Uno de los temas de los que más difícil resulta escribir es la felicidad. Se lo había leído a Salman Rushdie en algún lugar y no dejé de pensarlo a lo largo de las páginas de El olvido que seremos. La conmovedora memoria de Héctor Abad Faciolince narra esa feliz vida familiar que disfrutó en su infancia y su juventud. Hasta que asesinaron a su padre.
Todas sus páginas son una recreación de esa felicidad a la que los griegos llamaban eudaimonia, un estado de plenitud y equilibrio que no está exento de malas rachas, dificultades, problemas. Una felicidad natural, o sea, con escollos. Al mismo tiempo, sobre cada una de sus páginas se cierne, sin mencionarla apenas, la sombra de la muerte del padre: el lector sabe que ocurrirá y eso va tiñendo la alegría cotidiana de un dramatismo sordo. Cuanto más feliz es el retrato de la familia y del propio Abad Faciolince, más triste es ver acercarse el asesinato. Lo paradójico es que todas nuestras vidas son así: sabemos que la muerte irrumpirá, sólo por el hecho de que estamos vivos. Abad escribió sobre esto una gran novela, haciendo planear sobre la felicidad la inminencia de la muerte que nos acecha siempre, aunque nos hagamos los locos.
Me acordé de todo esto anteayer, cuando llegaron las primeras noticias desde Kramatorsk, en la región oriental del Donetsk, Ucrania. Abad se encontraba en el restaurante donde cayó un misil ruso y mató a once personas. Se hallaba con otros escritores, entre ellos la ucraniana Victoria Amelina, que a estas horas se debate entre la vida y la muerte. “En un momento de risa nos vimos en el infierno”, ha declarado el escritor colombiano a El País. Un segundo te estás riendo y al siguiente estás en el infierno. Ese es el arco de nuestra vulnerabilidad. O como él lo pone en su novela: «Nuestra felicidad está siempre en un equilibrio peligroso, inestable, a punto de resbalar por un precipicio de desolación.»

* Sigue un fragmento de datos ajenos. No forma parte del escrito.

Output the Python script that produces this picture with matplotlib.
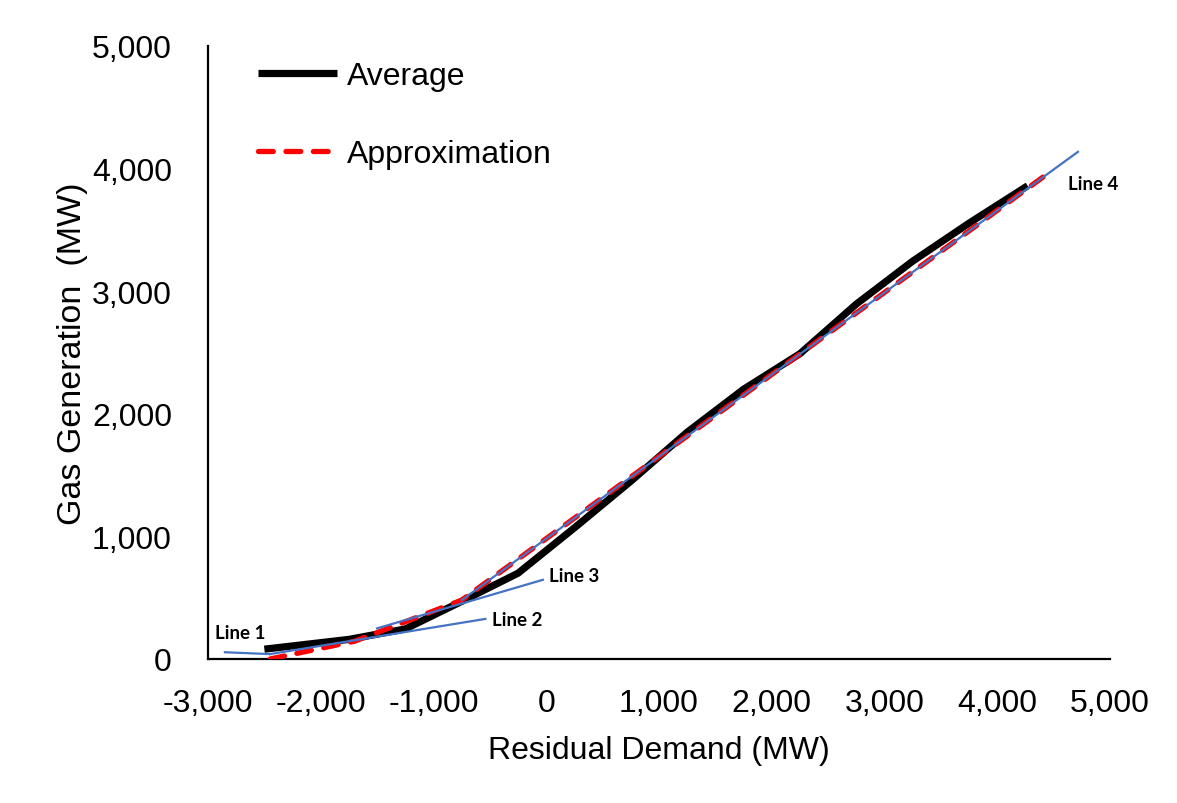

El padre de Abad, un activo médico, comprometido con evitar el sufrimiento de sus compatriotas desde una posición cívica antes que política, fue asesinado por los paramilitares colombianos en 1987. Gracias a la novela de su hijo se entiende muy bien la amenaza que suponía su figura para sus asesinos: era su mero trabajo ciudadano, antes que una actitud explícitamente política, lo que evidenciaba cuán sencillo es contribuir al bien común, en lugar de destruir una sociedad. Lo que le ha ocurrido a Abad hijo me ha recordado esos pasajes de la novela, y cómo la vida estuvo a punto de repetírsele a Abad de forma cruel, casi sarcástica. Uno puede no querer tomar partido más que por la vida y en contra de la muerte impuesta por una invasión ilegal. Con esa actitud iba él a Ucrania, no como periodista o escritor, según ha explicado, sino como un simple ciudadano cuyo ánimo era impulsar la campaña “¡Aguanta, Ucrania!”, en solidaridad con ese país agredido.
A veces, por más que uno no tome las armas, otros se las tiran encima. Abad Faciolince ha contado que la misma tarde de la explosión había hablado con un soldado ruso: “Nos dijo que era universitario y pacifista, pero tras la invasión rusa había entendido que ellos sólo iban a comprender el lenguaje de la fuerza y que, por un momento, hacía un paréntesis en su pacifismo”.
En ese paréntesis uno puede volar por los aires. O sobrevivir para acordarse de lo que le hacía reír un segundo antes de ser enviado al infierno. El escritor y sus amigos bromeaban respecto al toque de queda en Kramatorsk, que obliga a cerrar los bares y restaurantes a las ocho de la tarde. Sus elucubraciones picarescas los dirigían risueños hacia las distintas tretas con las que podrían conseguir alcohol en una ciudad cercana al frente donde rige la ley seca.
Como sucede en El olvido que seremos, la sombra de la muerte intensifica el disfrute de la vida, y tal vez esa sea el único don que nos regala, aquí y ahora. Hemos de apresarlo porque, siguiendo el soneto de Borges que inspira el título de la novela, “ya somos el olvido que seremos”. No empezaremos a ser olvidados al morir, sino que ya lo somos mientras vivimos. No se me ocurre una alegoría más precisa de la situación en Ucrania. También los ucranianos empezaron a correr el riesgo de ser olvidados en el mismo momento en que plantaron cara y, con su valor, convirtieron el paseo militar previsto por Putin en una guerra. No olvidarla es un imperativo. Héctor Abad se arriesgó a recordárnoslo.